Data excerpts:
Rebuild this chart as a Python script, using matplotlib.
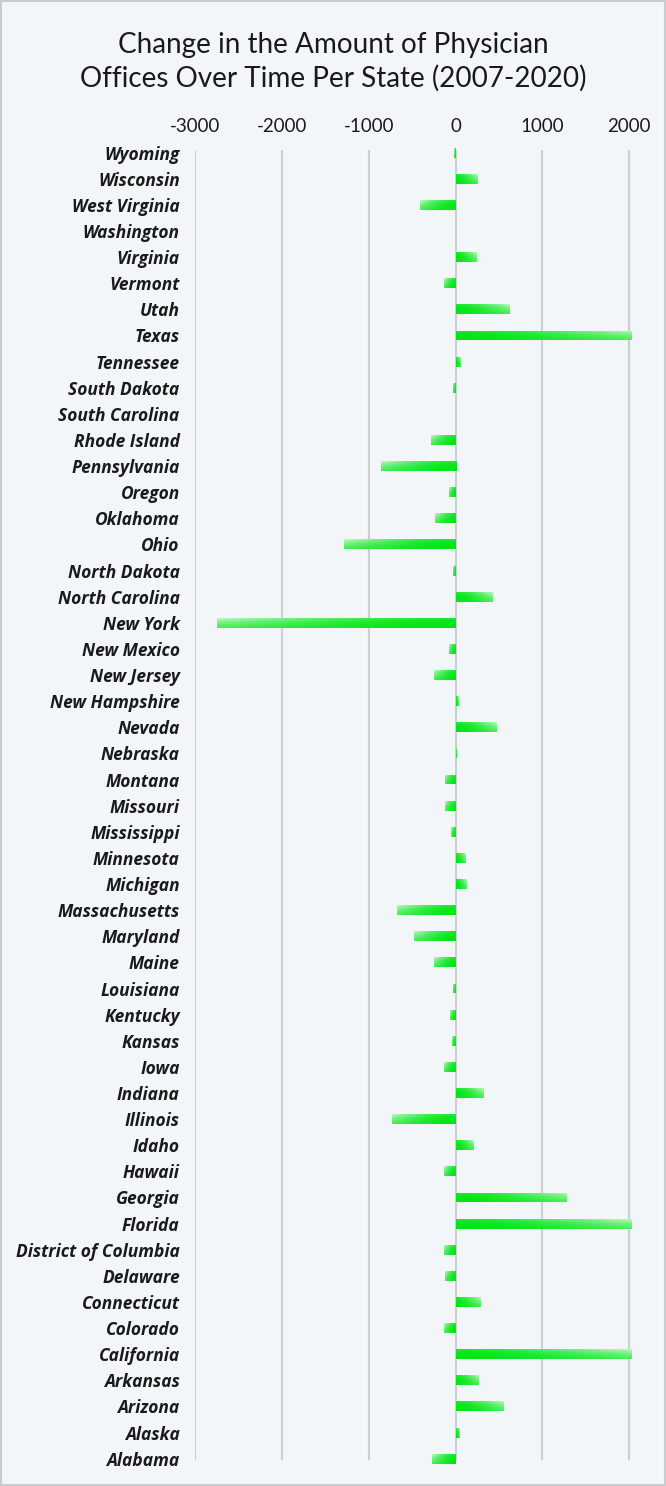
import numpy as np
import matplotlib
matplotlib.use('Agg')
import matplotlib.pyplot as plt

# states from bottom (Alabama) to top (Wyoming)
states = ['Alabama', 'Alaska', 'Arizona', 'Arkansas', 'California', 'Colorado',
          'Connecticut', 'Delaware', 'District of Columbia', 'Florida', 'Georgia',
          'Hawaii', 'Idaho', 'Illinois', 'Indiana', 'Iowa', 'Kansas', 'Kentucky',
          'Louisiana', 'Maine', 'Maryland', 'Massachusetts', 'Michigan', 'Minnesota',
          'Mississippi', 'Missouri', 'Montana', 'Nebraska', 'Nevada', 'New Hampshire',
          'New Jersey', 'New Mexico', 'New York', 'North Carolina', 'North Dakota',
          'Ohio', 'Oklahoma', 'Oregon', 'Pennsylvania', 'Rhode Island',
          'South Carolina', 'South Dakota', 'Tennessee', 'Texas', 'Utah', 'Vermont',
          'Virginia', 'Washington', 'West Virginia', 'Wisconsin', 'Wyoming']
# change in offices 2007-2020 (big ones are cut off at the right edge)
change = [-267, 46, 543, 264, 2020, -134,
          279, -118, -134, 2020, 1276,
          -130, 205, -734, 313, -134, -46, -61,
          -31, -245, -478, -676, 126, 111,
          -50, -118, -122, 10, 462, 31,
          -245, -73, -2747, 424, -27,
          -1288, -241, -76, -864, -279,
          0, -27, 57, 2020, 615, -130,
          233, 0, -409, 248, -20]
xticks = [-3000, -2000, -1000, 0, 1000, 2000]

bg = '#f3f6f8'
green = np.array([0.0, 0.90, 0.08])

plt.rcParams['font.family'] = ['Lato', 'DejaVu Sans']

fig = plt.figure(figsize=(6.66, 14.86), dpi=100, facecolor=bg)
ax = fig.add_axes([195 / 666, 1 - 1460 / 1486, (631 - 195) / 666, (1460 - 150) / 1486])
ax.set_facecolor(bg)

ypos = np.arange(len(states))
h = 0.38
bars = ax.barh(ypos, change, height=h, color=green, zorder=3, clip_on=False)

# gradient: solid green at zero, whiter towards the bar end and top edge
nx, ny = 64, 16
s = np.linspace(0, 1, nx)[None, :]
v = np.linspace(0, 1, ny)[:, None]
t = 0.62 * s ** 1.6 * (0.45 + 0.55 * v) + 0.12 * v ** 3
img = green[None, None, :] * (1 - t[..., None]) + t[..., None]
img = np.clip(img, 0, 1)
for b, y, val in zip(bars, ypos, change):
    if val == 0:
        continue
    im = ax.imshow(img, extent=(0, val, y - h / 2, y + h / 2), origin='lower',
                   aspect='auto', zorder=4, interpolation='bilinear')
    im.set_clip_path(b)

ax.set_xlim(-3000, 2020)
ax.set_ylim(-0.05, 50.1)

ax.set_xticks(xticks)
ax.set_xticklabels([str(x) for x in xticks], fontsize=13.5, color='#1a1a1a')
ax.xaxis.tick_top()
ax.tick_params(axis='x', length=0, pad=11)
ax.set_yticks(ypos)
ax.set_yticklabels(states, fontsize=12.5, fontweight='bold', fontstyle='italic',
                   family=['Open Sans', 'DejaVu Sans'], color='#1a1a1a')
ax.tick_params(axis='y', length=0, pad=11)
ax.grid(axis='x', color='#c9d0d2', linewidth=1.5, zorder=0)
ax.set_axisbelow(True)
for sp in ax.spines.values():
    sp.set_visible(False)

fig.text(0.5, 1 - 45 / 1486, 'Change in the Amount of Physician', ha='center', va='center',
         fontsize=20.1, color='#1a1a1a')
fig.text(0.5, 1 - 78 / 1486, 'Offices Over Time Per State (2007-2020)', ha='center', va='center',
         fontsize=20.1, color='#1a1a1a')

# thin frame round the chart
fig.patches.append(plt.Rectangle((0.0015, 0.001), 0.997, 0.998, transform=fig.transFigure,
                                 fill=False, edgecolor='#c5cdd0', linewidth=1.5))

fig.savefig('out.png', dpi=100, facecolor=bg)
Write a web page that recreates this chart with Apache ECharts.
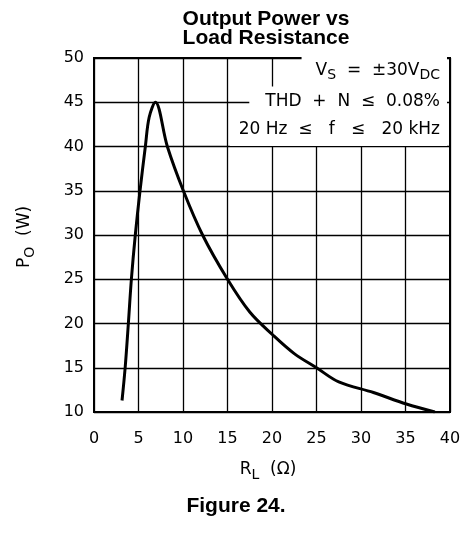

Required task: Exclude all images and restate the records above word for word.

Response below:
Rebuild this chart as a Python script, using matplotlib.
import numpy as np
import matplotlib
matplotlib.use('Agg')
import matplotlib.pyplot as plt

# states from bottom (Alabama) to top (Wyoming)
states = ['Alabama', 'Alaska', 'Arizona', 'Arkansas', 'California', 'Colorado',
          'Connecticut', 'Delaware', 'District of Columbia', 'Florida', 'Georgia',
          'Hawaii', 'Idaho', 'Illinois', 'Indiana', 'Iowa', 'Kansas', 'Kentucky',
          'Louisiana', 'Maine', 'Maryland', 'Massachusetts', 'Michigan', 'Minnesota',
          'Mississippi', 'Missouri', 'Montana', 'Nebraska', 'Nevada', 'New Hampshire',
          'New Jersey', 'New Mexico', 'New York', 'North Carolina', 'North Dakota',
          'Ohio', 'Oklahoma', 'Oregon', 'Pennsylvania', 'Rhode Island',
          'South Carolina', 'South Dakota', 'Tennessee', 'Texas', 'Utah', 'Vermont',
          'Virginia', 'Washington', 'West Virginia', 'Wisconsin', 'Wyoming']
# change in offices 2007-2020 (big ones are cut off at the right edge)
change = [-267, 46, 543, 264, 2020, -134,
          279, -118, -134, 2020, 1276,
          -130, 205, -734, 313, -134, -46, -61,
          -31, -245, -478, -676, 126, 111,
          -50, -118, -122, 10, 462, 31,
          -245, -73, -2747, 424, -27,
          -1288, -241, -76, -864, -279,
          0, -27, 57, 2020, 615, -130,
          233, 0, -409, 248, -20]
xticks = [-3000, -2000, -1000, 0, 1000, 2000]

bg = '#f3f6f8'
green = np.array([0.0, 0.90, 0.08])

plt.rcParams['font.family'] = ['Lato', 'DejaVu Sans']

fig = plt.figure(figsize=(6.66, 14.86), dpi=100, facecolor=bg)
ax = fig.add_axes([195 / 666, 1 - 1460 / 1486, (631 - 195) / 666, (1460 - 150) / 1486])
ax.set_facecolor(bg)

ypos = np.arange(len(states))
h = 0.38
bars = ax.barh(ypos, change, height=h, color=green, zorder=3, clip_on=False)

# gradient: solid green at zero, whiter towards the bar end and top edge
nx, ny = 64, 16
s = np.linspace(0, 1, nx)[None, :]
v = np.linspace(0, 1, ny)[:, None]
t = 0.62 * s ** 1.6 * (0.45 + 0.55 * v) + 0.12 * v ** 3
img = green[None, None, :] * (1 - t[..., None]) + t[..., None]
img = np.clip(img, 0, 1)
for b, y, val in zip(bars, ypos, change):
    if val == 0:
        continue
    im = ax.imshow(img, extent=(0, val, y - h / 2, y + h / 2), origin='lower',
                   aspect='auto', zorder=4, interpolation='bilinear')
    im.set_clip_path(b)

ax.set_xlim(-3000, 2020)
ax.set_ylim(-0.05, 50.1)

ax.set_xticks(xticks)
ax.set_xticklabels([str(x) for x in xticks], fontsize=13.5, color='#1a1a1a')
ax.xaxis.tick_top()
ax.tick_params(axis='x', length=0, pad=11)
ax.set_yticks(ypos)
ax.set_yticklabels(states, fontsize=12.5, fontweight='bold', fontstyle='italic',
                   family=['Open Sans', 'DejaVu Sans'], color='#1a1a1a')
ax.tick_params(axis='y', length=0, pad=11)
ax.grid(axis='x', color='#c9d0d2', linewidth=1.5, zorder=0)
ax.set_axisbelow(True)
for sp in ax.spines.values():
    sp.set_visible(False)

fig.text(0.5, 1 - 45 / 1486, 'Change in the Amount of Physician', ha='center', va='center',
         fontsize=20.1, color='#1a1a1a')
fig.text(0.5, 1 - 78 / 1486, 'Offices Over Time Per State (2007-2020)', ha='center', va='center',
         fontsize=20.1, color='#1a1a1a')

# thin frame round the chart
fig.patches.append(plt.Rectangle((0.0015, 0.001), 0.997, 0.998, transform=fig.transFigure,
                                 fill=False, edgecolor='#c5cdd0', linewidth=1.5))

fig.savefig('out.png', dpi=100, facecolor=bg)
Write a web page that recreates this chart with Apache ECharts.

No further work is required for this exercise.